# START OF Record excerpts

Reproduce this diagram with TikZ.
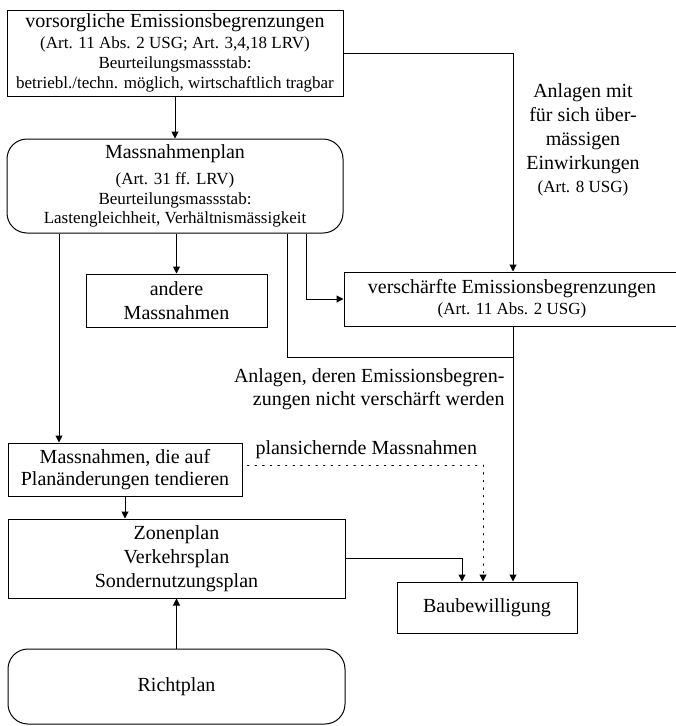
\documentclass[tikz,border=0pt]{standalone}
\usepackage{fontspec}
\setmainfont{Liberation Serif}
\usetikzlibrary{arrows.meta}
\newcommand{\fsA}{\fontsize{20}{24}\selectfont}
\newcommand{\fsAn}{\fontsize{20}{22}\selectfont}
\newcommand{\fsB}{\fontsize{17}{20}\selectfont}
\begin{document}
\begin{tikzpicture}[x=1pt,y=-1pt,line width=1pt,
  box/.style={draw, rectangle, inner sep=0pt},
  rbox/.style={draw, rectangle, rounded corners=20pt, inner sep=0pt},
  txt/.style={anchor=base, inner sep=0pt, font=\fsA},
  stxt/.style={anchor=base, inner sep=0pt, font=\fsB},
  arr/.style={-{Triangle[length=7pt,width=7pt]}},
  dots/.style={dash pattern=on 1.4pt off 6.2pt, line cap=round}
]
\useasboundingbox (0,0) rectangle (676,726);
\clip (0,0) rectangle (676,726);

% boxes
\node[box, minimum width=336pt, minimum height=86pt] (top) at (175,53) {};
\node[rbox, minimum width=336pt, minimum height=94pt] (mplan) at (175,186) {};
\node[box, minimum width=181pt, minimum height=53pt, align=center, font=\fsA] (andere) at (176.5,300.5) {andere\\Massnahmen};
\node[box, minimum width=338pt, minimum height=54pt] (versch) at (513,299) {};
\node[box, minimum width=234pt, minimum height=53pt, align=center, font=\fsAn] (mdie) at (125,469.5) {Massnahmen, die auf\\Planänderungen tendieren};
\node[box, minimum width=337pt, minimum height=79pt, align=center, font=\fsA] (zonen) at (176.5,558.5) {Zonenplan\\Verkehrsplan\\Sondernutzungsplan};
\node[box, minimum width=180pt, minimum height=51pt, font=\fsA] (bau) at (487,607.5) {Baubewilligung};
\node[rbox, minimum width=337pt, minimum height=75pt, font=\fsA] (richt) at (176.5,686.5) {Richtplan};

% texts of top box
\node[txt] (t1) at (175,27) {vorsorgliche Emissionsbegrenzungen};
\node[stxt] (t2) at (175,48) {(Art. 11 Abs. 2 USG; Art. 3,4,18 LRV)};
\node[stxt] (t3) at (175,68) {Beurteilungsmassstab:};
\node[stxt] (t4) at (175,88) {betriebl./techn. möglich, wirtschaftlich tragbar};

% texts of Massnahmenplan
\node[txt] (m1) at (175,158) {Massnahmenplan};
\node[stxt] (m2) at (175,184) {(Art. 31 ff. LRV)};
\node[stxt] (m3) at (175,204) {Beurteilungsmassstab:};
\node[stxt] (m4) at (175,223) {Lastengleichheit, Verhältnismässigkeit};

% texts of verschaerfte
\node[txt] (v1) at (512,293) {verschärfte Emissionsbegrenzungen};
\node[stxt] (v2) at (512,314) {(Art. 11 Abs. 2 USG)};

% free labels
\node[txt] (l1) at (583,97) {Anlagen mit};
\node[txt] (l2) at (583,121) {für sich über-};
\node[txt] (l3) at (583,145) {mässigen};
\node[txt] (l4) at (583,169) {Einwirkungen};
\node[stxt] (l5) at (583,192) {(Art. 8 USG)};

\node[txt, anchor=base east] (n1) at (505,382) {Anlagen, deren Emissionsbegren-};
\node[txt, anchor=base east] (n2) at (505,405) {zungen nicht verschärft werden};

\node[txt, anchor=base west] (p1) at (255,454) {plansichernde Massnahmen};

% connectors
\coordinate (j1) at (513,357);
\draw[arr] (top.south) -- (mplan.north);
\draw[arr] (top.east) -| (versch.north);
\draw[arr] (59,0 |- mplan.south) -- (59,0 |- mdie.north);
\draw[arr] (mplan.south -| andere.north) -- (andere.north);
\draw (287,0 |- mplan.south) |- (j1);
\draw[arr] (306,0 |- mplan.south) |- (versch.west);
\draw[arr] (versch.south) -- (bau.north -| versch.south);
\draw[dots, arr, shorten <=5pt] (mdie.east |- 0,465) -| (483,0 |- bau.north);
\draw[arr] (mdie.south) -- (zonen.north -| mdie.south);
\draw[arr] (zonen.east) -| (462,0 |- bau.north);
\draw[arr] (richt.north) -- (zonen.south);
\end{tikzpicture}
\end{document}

# END OF Record excerpts
# START OF Record excerpts

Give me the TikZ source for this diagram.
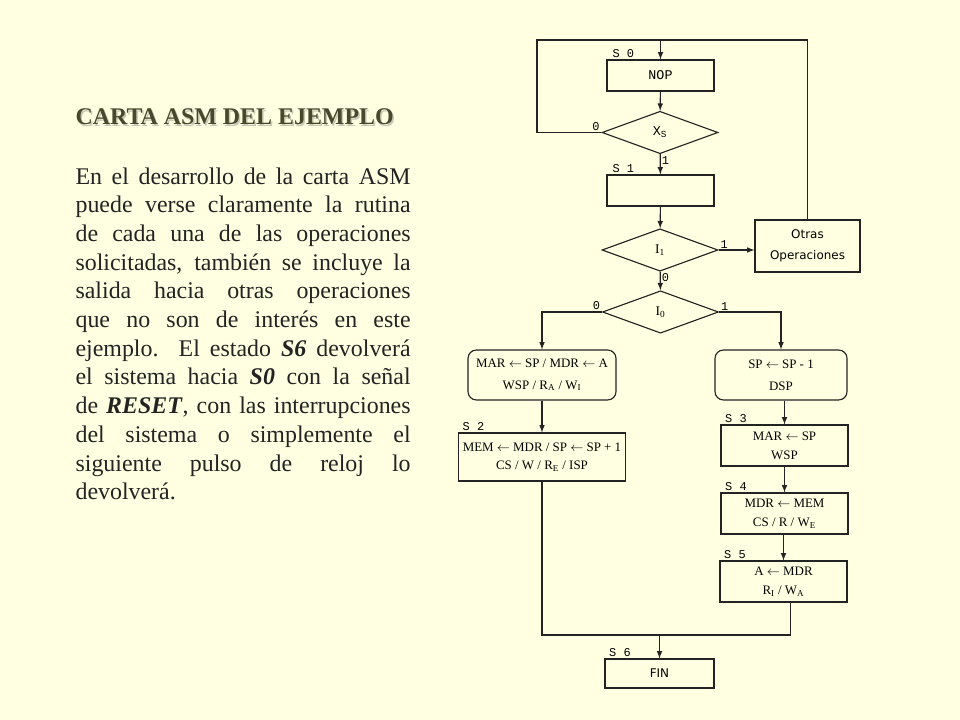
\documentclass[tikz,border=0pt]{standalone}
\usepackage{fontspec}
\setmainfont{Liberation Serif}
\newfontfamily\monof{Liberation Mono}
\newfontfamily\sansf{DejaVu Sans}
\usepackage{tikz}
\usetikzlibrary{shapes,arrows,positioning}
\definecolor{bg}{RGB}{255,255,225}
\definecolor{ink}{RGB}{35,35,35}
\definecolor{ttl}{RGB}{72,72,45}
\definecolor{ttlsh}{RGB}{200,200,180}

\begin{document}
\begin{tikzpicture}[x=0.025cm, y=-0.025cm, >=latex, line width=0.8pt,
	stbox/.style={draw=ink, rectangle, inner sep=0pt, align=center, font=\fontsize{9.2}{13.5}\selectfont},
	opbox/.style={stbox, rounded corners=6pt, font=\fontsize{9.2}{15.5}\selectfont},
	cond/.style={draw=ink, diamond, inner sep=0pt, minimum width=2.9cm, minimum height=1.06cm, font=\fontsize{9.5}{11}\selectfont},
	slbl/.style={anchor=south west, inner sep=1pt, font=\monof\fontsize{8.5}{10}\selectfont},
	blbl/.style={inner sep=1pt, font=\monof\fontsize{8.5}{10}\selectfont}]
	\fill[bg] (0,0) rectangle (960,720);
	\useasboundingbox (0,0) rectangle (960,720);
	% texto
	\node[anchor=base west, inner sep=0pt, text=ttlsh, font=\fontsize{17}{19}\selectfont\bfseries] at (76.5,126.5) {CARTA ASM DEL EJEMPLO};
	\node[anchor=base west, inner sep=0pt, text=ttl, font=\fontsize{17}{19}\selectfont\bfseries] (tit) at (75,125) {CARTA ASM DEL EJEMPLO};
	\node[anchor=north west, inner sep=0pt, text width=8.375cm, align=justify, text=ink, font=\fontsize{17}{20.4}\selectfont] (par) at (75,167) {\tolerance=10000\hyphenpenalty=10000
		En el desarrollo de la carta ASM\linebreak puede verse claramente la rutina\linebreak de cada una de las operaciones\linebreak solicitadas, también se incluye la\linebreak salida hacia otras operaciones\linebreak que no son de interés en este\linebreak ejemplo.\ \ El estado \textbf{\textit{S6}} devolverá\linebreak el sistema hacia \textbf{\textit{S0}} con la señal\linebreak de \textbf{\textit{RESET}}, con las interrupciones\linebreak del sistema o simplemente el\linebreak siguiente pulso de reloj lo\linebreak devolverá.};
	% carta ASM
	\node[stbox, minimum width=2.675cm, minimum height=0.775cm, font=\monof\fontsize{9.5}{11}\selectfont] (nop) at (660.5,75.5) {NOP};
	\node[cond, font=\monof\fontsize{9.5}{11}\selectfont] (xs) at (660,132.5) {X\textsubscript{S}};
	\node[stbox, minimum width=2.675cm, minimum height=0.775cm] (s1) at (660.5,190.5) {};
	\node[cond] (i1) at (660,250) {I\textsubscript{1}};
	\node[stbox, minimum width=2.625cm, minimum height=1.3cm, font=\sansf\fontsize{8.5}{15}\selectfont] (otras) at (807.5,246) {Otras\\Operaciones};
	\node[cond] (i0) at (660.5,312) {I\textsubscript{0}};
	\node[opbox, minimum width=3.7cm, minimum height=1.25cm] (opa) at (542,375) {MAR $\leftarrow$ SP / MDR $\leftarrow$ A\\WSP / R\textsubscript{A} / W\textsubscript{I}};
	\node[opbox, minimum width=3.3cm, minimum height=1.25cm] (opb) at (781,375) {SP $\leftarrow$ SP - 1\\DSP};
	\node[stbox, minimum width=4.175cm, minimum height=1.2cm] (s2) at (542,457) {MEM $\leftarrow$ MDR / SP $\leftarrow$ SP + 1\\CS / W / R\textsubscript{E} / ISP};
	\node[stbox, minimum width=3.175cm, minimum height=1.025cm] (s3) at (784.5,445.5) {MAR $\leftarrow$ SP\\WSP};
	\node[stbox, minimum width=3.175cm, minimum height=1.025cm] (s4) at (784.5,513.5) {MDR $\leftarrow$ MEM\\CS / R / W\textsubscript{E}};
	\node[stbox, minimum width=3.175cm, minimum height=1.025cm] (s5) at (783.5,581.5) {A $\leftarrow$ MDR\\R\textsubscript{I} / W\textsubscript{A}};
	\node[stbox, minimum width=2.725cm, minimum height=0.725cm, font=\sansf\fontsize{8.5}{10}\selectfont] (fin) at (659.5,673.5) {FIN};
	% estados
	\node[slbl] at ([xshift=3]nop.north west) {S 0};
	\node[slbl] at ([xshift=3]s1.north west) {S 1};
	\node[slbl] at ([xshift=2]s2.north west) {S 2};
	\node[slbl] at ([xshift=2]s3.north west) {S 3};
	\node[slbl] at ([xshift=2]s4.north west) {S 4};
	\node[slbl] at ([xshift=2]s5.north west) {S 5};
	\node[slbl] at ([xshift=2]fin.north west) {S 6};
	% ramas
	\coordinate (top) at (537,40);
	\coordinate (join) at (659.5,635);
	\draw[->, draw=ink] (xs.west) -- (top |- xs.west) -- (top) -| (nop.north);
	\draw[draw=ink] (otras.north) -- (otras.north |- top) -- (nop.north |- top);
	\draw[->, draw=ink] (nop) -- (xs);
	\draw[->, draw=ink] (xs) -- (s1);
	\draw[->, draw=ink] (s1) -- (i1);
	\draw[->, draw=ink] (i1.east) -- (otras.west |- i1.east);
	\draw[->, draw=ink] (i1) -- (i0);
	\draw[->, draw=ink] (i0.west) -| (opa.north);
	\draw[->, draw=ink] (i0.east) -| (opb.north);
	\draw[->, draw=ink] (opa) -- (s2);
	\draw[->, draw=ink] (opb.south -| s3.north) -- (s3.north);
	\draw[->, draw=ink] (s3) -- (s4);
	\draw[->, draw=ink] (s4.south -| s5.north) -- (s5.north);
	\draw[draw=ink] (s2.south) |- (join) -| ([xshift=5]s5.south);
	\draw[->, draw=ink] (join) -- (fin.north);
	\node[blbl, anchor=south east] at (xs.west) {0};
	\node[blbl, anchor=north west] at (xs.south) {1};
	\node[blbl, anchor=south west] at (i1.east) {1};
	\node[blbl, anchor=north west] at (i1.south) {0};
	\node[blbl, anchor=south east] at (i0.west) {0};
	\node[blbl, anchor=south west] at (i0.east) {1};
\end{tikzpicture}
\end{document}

# END OF Record excerpts

Direction
Look above for the line with "Reproduce this diagram with TikZ." and the line with "minimum height=75pt, font=\fsA]", then copy exactly the lines from the first through the second, both kept, with no pictures.

Answer to this task
Reproduce this diagram with TikZ.
\documentclass[tikz,border=0pt]{standalone}
\usepackage{fontspec}
\setmainfont{Liberation Serif}
\usetikzlibrary{arrows.meta}
\newcommand{\fsA}{\fontsize{20}{24}\selectfont}
\newcommand{\fsAn}{\fontsize{20}{22}\selectfont}
\newcommand{\fsB}{\fontsize{17}{20}\selectfont}
\begin{document}
\begin{tikzpicture}[x=1pt,y=-1pt,line width=1pt,
  box/.style={draw, rectangle, inner sep=0pt},
  rbox/.style={draw, rectangle, rounded corners=20pt, inner sep=0pt},
  txt/.style={anchor=base, inner sep=0pt, font=\fsA},
  stxt/.style={anchor=base, inner sep=0pt, font=\fsB},
  arr/.style={-{Triangle[length=7pt,width=7pt]}},
  dots/.style={dash pattern=on 1.4pt off 6.2pt, line cap=round}
]
\useasboundingbox (0,0) rectangle (676,726);
\clip (0,0) rectangle (676,726);

% boxes
\node[box, minimum width=336pt, minimum height=86pt] (top) at (175,53) {};
\node[rbox, minimum width=336pt, minimum height=94pt] (mplan) at (175,186) {};
\node[box, minimum width=181pt, minimum height=53pt, align=center, font=\fsA] (andere) at (176.5,300.5) {andere\\Massnahmen};
\node[box, minimum width=338pt, minimum height=54pt] (versch) at (513,299) {};
\node[box, minimum width=234pt, minimum height=53pt, align=center, font=\fsAn] (mdie) at (125,469.5) {Massnahmen, die auf\\Planänderungen tendieren};
\node[box, minimum width=337pt, minimum height=79pt, align=center, font=\fsA] (zonen) at (176.5,558.5) {Zonenplan\\Verkehrsplan\\Sondernutzungsplan};
\node[box, minimum width=180pt, minimum height=51pt, font=\fsA] (bau) at (487,607.5) {Baubewilligung};
\node[rbox, minimum width=337pt, minimum height=75pt, font=\fsA] (richt) at (176.5,686.5) {Richtplan};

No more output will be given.